The In-Home Revolution: Wi-Fi 7 Sets a New Standard
The final piece of this transformative puzzle is happening inside the home. The record-breaking 124 percent year-over-year surge in spending on Wi-Fi 7 equipment shows that as the connection to the home gets faster, so too does the demand for a network that can handle it. Wi-Fi 7 represents a quantum leap in home networking, engineered for a world of 8K streaming, competitive online gaming, and dozens of simultaneously connected smart devices.
With features like Multi-Link Operation (MLO), which allows devices to use multiple Wi-Fi bands at once for unprecedented stability and speed, and channels twice as wide as its predecessor, Wi-Fi 7 eliminates bottlenecks and ensures that the full potential of a gigabit internet connection is realized in every corner of the home.

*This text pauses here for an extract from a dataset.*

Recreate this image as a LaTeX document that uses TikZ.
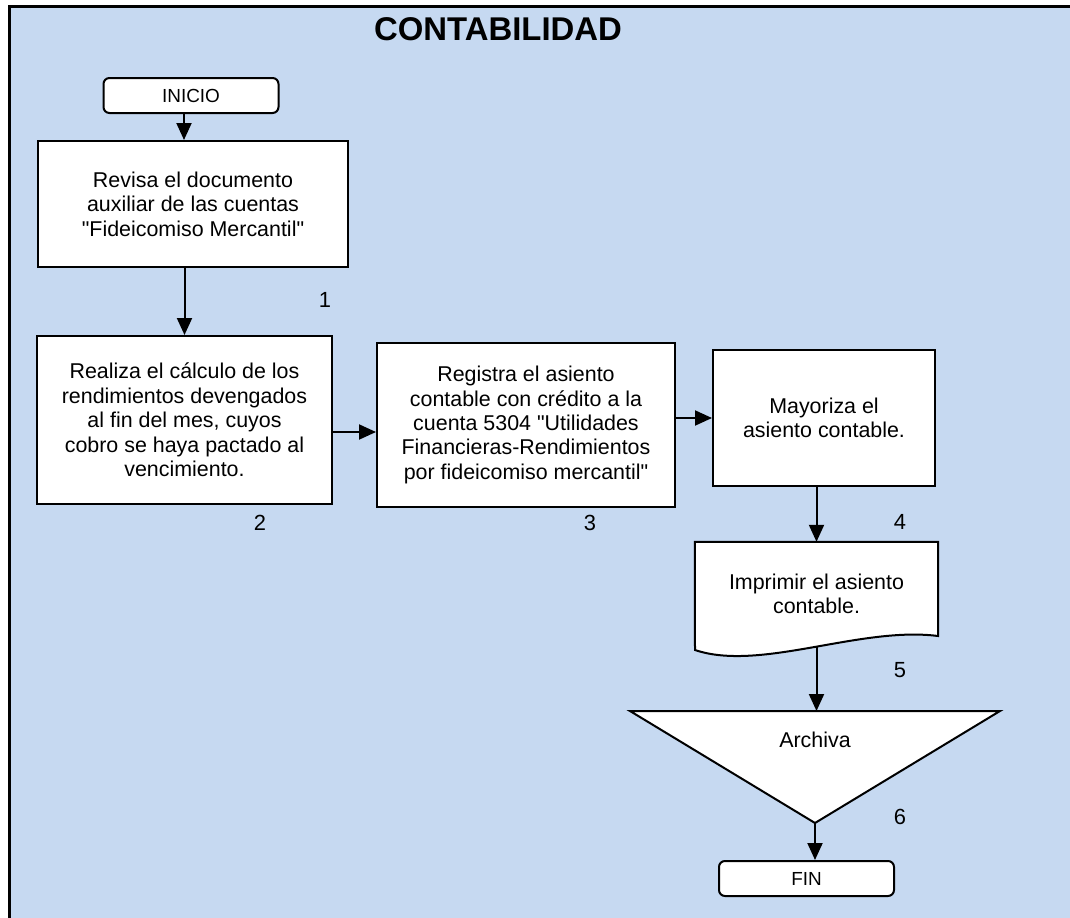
\documentclass[tikz,border=0pt]{standalone}
\usepackage{xcolor}
\usepackage{fontspec}
\setmainfont{Liberation Sans}
\usepackage{tikz}
\usetikzlibrary{shapes.geometric, arrows.meta, positioning}
\definecolor{fondo}{RGB}{198,217,241}

\begin{document}
\begin{tikzpicture}[x=1bp, y=-1bp]
    % Define styles
    \tikzstyle{terminal} = [rectangle, rounded corners=6bp, minimum width=175bp, minimum height=35bp, draw=black, line width=2bp, fill=white, font=\fontsize{19}{22}\selectfont]
    \tikzstyle{proceso} = [rectangle, draw=black, line width=2bp, fill=white, align=center, font=\fontsize{21.5}{24.5}\selectfont]
    \tikzstyle{texto} = [align=center, font=\fontsize{21.5}{24.5}\selectfont]
    \tikzstyle{paso} = [font=\fontsize{22}{24}\selectfont]
    \tikzstyle{arrow} = [line width=2bp, -{Triangle[length=17bp, width=15bp]}]

    \useasboundingbox (0,0) rectangle (1070,918);
    % Background frame
    \fill[fondo] (9,6) rectangle (1090,940);
    \draw[line width=3bp] (9.5,940) -- (9.5,6.5) -- (1090,6.5);
    \node (titulo) at (498,29) {\fontsize{33}{36}\selectfont\bfseries CONTABILIDAD};

    % Nodes
    \node (inicio) [terminal] at (191,95.5) {INICIO};
    \node (revisa) [proceso, minimum width=310bp, minimum height=126bp] at (193,204)
        {Revisa el documento\\auxiliar de las cuentas\\\textquotedbl Fideicomiso Mercantil\textquotedbl};
    \node (realiza) [proceso, minimum width=295bp, minimum height=168bp] at (184.5,420)
        {Realiza el cálculo de los\\rendimientos devengados\\al fin del mes, cuyos\\cobro se haya pactado al\\vencimiento.};
    \node (registra) [proceso, minimum width=298bp, minimum height=164bp] at (526,425)
        {Registra el asiento\\contable con crédito a la\\cuenta 5304 \textquotedbl Utilidades\\Financieras-Rendimientos\\por fideicomiso mercantil\textquotedbl};
    \node (mayoriza) [proceso, minimum width=222bp, minimum height=136bp] at (824,418)
        {Mayoriza el\\asiento contable.};

    % Document
    \node (imprimir) [texto, minimum width=243bp, minimum height=104bp] at (816.5,594) {};
    \draw[line width=2bp, fill=white] (imprimir.north west) -- (imprimir.north east) -- (938,636)
        .. controls (860,626) and (760,672) .. (695,650) -- cycle;
    \node (imprimirT) [texto] at (imprimir.center) {Imprimir el asiento\\contable.};

    % Archive
    \coordinate (archA) at (630,711);
    \coordinate (archB) at (1000,711);
    \coordinate (archC) at (815,823);
    \coordinate (archtop) at (815,711);
    \draw[line width=2bp, fill=white] (archA) -- (archB) -- (archC) -- cycle;
    \node (archiva) [texto] at (815,740) {Archiva};

    \node (fin) [terminal] at (806.5,878.5) {FIN};

    % Step numbers
    \node (n1) [paso] at (325,300) {1};
    \node (n2) [paso] at (260,523) {2};
    \node (n3) [paso] at (590,523) {3};
    \node (n4) [paso] at (900,522) {4};
    \node (n5) [paso] at (900,670) {5};
    \node (n6) [paso] at (900,817) {6};

    % Arrows
    \draw [arrow] ([xshift=-7bp]inicio.south) -- ([xshift=-7bp]inicio.south |- revisa.north);
    \draw [arrow] (revisa.south -| realiza.north) -- (realiza.north);
    \draw [arrow] ([yshift=-12bp]realiza.east) -- ([yshift=-12bp]realiza.east -| registra.west);
    \draw [arrow] (registra.east |- mayoriza.west) -- (mayoriza.west);
    \draw [arrow] (mayoriza.south -| imprimir.north) -- (imprimir.north);
    \draw [arrow] (imprimir.south) -- (imprimir.south |- archtop);
    \draw [arrow] (archC) -- (archC |- fin.north);
\end{tikzpicture}
\end{document}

Interestingly, the adoption is being led by markets like China, where providers are aggressively pushing low-cost, dual-band Wi-Fi 7 routers to consumers, often bundling them with new fiber installations. This strategy focuses on marketing the "latest and greatest" standard as a key differentiator, even if the full capabilities of the technology aren't immediately utilized. The synergy is clear: whether the internet arrives via a fiber optic cable or a 5G wireless signal, Wi-Fi 7 is becoming the essential technology for distributing that speed and performance, cementing its role in the future of home connectivity. Together, these wireless trends are not merely chipping away at the old guard but are actively building the foundation for the next generation of digital life.